A small, fast run-time synthesis library that can be used to deploy robust, high-quality synthetic voices, including (and particulcary) concatenative voices is desirable for a lot of uses. Also, as we are addressing some of the core issues of Festival, we can also consider aspects that were not considered important, or not fleshed out so fully, when Festival was first designed.
These requirements have consequences. Although we are advocating ANSI C to allow more direct control of the code, we are not advocating an abandonment of the object oriented paradigm. We still implement objects in C with appropriate constructors, destructors and methods, but of course without the explicit help of the C++ compiler. Thus, with more control comes more responsibility, as the syntactic scaffolding that C++ provides for object oriented programming is removed.
The next thing to consider was really two-fold: what do we keep from Festival and what do we throw away. To answer this, we need to properly define the run-time environment for Flite. We expect Flite to be running in an constant environment where little changes, thus giving up some of the run-time flexibility of Festival is acceptable. Thus we decided to drop the scripting language, Scheme, from Flite. Although many may initially applaud that, the result is that run-time configuration of low-level system parameters is harder, and more changes require recompilation of the binary object code.
We also want Flite to be closely compatible with Festival. Flite is not a different synthesizer as such, it a library that provides all the routines for a alternative run-time engine, for voices within the existing free software synthesis tool set. Thus we need not only the library, but a clear and, if possible, automatic route for converting voices and models built for Festival to voices and models that can be linked against Flite into synthesizers. Given the voice building tools distributed through the Festvox project we know this is a viable route. Voices can be built and debugged in Festival and, once stable, can be converted to Flite-based voices.
But to be compatible and to allow existing models to simply be compiled, we do need to follow certain key architecture choices when designing voices within Festival. The first is the internal utterance structure. Heterogeneous Relation Graphs [7] were designed specifically to be good for synthesis. An HRG consists of a set of relations, each of which are an structure (e.g. a list or tree) over some set of items. Items may appear in multiple relations and may contain a set of features and values. Thus they are both a good general structure, and they are already being being used in Festival. That structure is preserved in the Flite library, under a completely new implementation.

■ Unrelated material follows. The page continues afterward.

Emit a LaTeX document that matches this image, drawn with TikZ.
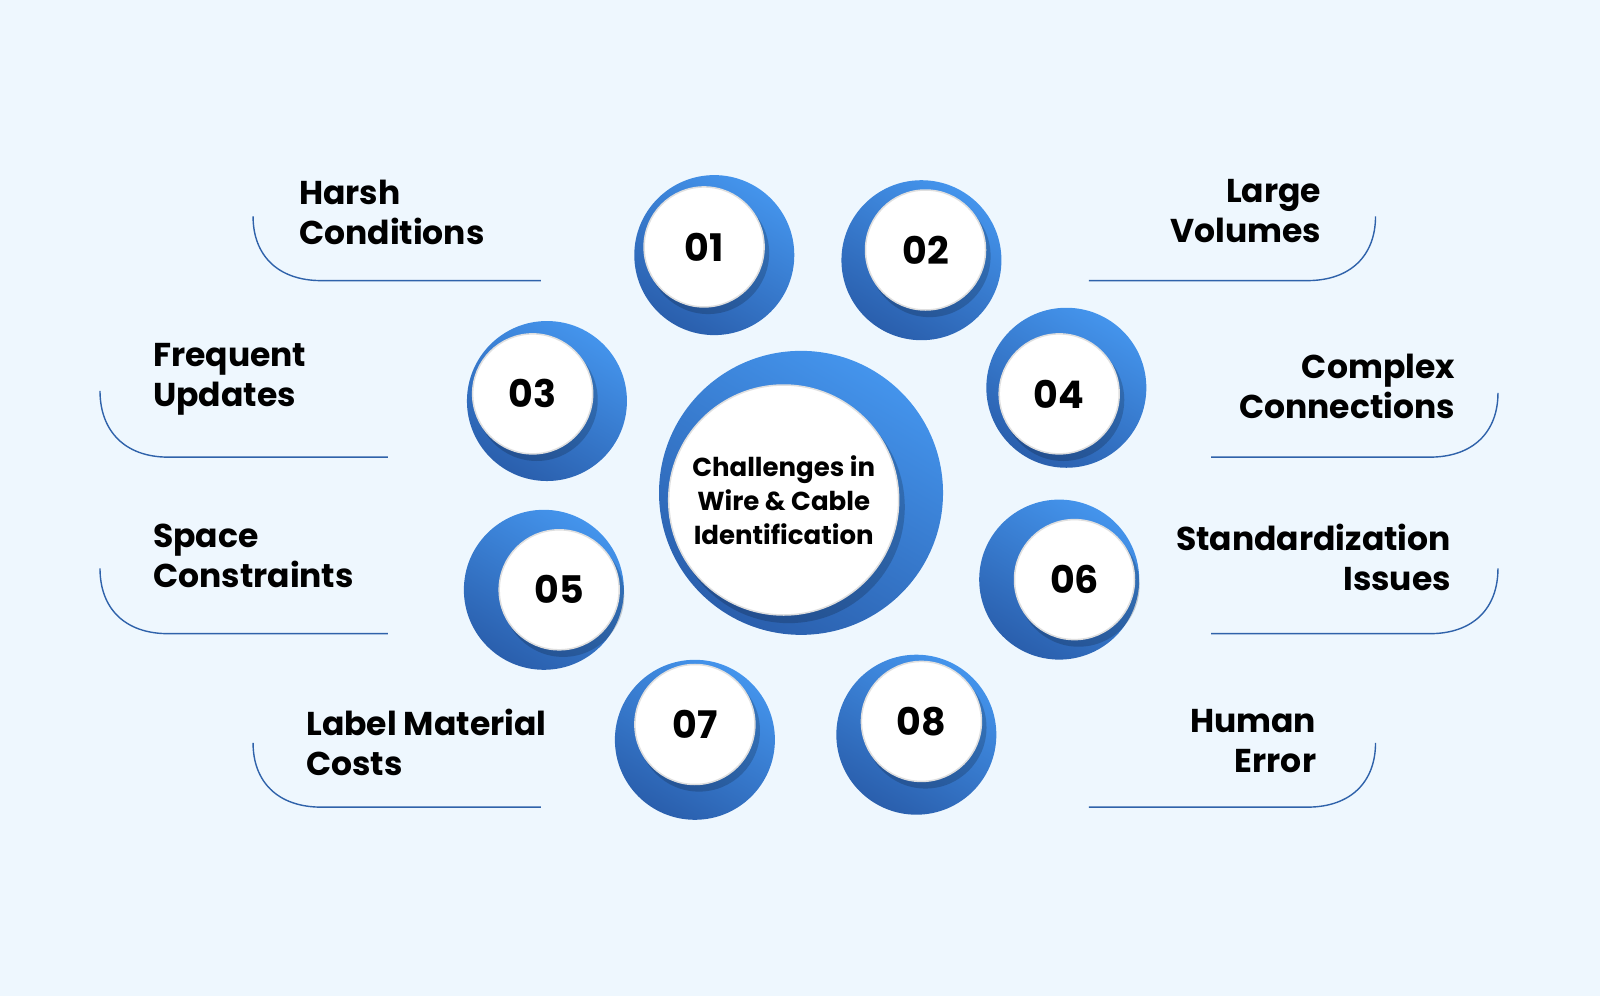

Importantly, using HRGs means that feature pathnames, which are fundamental to most of the statistical models used in Festival, will be compatible. Feature pathnames in HRGs are a well-defined method for referring related parts of an HRG. Given an item we can use the pathname formalism to refer to relative values around it. Directional control through directives n, p, parent, daughter, etc. allow traversing the current relation while the directive R:RELNAME allows jumping into another relation. For example
n.R:SylStructure.parent.stressis interpreted as moving from the current item to the next item in the current relation, crossing into the SylStructure relation, then moving to the parent item and returning the value of its stress feature.
Pathnames are fundamental to most of the statistical models used in Festival. CART tree question use this mechanism in their questions to refer to what aspect is being questioned. If Flite is to support easy conversion of statistical models from Festival pathname support is right thing to do.